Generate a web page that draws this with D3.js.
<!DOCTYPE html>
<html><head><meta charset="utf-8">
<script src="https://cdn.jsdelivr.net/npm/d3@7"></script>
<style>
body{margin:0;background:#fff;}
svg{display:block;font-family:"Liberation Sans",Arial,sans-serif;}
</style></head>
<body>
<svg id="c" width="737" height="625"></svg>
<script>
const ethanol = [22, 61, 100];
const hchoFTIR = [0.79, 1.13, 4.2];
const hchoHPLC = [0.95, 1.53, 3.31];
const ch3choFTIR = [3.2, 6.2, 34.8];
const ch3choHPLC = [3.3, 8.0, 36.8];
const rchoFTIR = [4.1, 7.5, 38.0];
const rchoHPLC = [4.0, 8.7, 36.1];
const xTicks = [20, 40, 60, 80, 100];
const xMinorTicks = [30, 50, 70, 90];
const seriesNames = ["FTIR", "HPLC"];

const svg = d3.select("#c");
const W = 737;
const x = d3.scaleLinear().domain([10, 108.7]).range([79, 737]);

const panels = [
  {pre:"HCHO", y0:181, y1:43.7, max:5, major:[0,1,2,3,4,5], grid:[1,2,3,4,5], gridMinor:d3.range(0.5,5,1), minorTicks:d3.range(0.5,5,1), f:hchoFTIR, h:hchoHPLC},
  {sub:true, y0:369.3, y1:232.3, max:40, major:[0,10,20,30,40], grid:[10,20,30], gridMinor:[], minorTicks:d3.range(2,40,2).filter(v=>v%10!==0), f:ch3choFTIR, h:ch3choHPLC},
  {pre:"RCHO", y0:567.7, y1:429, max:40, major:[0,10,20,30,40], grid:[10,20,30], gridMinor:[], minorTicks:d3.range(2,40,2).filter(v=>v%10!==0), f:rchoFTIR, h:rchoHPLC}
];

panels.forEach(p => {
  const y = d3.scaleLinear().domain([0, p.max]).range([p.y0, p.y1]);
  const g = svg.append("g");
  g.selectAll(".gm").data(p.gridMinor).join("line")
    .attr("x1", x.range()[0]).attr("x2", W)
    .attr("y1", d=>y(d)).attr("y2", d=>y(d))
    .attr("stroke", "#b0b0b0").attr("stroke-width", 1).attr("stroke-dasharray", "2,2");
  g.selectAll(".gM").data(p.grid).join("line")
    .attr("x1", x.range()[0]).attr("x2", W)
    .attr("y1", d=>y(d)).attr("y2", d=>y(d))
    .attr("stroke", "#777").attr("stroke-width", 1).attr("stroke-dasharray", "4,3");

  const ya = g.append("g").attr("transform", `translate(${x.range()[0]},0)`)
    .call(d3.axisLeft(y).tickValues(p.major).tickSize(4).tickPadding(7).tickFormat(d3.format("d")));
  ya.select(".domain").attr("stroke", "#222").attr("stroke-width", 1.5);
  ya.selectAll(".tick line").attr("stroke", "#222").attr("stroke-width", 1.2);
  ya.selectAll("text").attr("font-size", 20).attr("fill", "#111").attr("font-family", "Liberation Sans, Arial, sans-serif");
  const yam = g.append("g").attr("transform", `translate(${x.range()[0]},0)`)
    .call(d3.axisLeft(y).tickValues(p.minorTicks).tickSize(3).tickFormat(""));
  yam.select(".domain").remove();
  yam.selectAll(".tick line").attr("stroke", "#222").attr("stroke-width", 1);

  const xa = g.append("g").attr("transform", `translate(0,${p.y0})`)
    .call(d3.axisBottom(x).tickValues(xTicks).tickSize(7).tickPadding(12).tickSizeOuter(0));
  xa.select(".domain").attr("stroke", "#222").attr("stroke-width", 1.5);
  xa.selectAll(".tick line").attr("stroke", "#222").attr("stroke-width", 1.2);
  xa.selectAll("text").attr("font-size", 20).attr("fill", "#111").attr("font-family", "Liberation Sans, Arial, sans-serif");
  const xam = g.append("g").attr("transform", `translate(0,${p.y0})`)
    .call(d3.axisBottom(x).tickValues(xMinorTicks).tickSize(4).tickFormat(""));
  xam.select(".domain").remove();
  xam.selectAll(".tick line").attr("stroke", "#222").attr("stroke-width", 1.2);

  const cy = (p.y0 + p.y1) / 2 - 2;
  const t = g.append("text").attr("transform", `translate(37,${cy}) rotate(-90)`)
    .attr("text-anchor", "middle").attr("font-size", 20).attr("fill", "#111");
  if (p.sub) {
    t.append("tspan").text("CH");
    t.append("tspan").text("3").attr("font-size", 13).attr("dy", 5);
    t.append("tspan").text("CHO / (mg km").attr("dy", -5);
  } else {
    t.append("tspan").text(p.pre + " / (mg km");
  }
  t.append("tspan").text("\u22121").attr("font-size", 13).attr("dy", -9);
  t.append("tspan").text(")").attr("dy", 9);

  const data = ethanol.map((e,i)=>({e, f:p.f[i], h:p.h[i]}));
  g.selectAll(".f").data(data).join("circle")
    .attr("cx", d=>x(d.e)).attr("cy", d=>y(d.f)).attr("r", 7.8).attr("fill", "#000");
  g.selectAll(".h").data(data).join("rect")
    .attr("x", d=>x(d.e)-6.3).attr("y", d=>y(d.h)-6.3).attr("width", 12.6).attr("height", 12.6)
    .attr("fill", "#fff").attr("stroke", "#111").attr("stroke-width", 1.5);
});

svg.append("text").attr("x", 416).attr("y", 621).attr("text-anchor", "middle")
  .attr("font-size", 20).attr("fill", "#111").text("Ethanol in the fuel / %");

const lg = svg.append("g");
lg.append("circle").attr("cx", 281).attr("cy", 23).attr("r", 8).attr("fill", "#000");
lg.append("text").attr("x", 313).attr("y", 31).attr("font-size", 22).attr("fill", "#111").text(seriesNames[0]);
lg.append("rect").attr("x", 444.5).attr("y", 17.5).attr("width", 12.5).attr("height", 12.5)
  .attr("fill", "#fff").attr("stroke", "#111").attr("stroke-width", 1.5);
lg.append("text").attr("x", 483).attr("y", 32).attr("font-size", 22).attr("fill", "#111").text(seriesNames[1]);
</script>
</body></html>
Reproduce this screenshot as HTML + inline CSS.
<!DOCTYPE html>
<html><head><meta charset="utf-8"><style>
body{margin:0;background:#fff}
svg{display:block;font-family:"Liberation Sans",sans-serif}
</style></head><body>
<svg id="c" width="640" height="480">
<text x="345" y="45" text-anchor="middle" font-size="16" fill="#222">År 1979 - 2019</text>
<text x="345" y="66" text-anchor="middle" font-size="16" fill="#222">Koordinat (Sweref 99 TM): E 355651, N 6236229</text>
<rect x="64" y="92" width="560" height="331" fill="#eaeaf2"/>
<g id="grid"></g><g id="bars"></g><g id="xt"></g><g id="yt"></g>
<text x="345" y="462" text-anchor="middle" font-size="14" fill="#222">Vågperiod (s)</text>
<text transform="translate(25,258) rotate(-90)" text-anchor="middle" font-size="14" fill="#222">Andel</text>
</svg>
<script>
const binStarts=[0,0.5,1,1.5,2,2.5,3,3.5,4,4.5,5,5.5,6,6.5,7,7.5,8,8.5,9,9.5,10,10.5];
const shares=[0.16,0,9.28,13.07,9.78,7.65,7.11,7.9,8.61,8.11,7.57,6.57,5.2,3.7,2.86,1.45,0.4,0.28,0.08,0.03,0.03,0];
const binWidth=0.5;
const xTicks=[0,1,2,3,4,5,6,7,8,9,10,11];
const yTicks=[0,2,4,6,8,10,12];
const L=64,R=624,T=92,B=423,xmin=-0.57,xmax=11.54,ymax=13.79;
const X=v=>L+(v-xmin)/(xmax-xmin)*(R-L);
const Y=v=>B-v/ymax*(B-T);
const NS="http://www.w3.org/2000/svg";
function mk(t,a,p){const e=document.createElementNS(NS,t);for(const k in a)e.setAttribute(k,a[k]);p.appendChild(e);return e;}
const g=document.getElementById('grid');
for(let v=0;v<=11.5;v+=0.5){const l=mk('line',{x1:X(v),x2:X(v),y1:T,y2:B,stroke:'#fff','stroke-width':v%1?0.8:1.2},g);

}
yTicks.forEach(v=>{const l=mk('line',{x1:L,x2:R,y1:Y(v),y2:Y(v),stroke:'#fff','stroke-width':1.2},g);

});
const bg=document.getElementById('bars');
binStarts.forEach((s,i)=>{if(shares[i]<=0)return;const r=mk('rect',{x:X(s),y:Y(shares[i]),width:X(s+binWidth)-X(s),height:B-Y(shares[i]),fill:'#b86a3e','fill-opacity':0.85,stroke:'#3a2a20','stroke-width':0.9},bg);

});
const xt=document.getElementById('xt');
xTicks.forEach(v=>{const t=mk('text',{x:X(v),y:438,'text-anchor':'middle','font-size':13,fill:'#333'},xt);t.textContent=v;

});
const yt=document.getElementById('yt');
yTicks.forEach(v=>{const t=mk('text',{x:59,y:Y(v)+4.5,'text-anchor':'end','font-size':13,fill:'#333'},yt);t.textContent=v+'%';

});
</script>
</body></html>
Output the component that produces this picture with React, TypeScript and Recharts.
================
Problem description: Give the lines again, exactly as they stand, from the beginning of the data through the line with "const x = d3.scaleLinear().domain([10, 108.7]).range([79, 737]);".

Result for this task:
Generate a web page that draws this with D3.js.
<!DOCTYPE html>
<html><head><meta charset="utf-8">
<script src="https://cdn.jsdelivr.net/npm/d3@7"></script>
<style>
body{margin:0;background:#fff;}
svg{display:block;font-family:"Liberation Sans",Arial,sans-serif;}
</style></head>
<body>
<svg id="c" width="737" height="625"></svg>
<script>
const ethanol = [22, 61, 100];
const hchoFTIR = [0.79, 1.13, 4.2];
const hchoHPLC = [0.95, 1.53, 3.31];
const ch3choFTIR = [3.2, 6.2, 34.8];
const ch3choHPLC = [3.3, 8.0, 36.8];
const rchoFTIR = [4.1, 7.5, 38.0];
const rchoHPLC = [4.0, 8.7, 36.1];
const xTicks = [20, 40, 60, 80, 100];
const xMinorTicks = [30, 50, 70, 90];
const seriesNames = ["FTIR", "HPLC"];

const svg = d3.select("#c");
const W = 737;
const x = d3.scaleLinear().domain([10, 108.7]).range([79, 737]);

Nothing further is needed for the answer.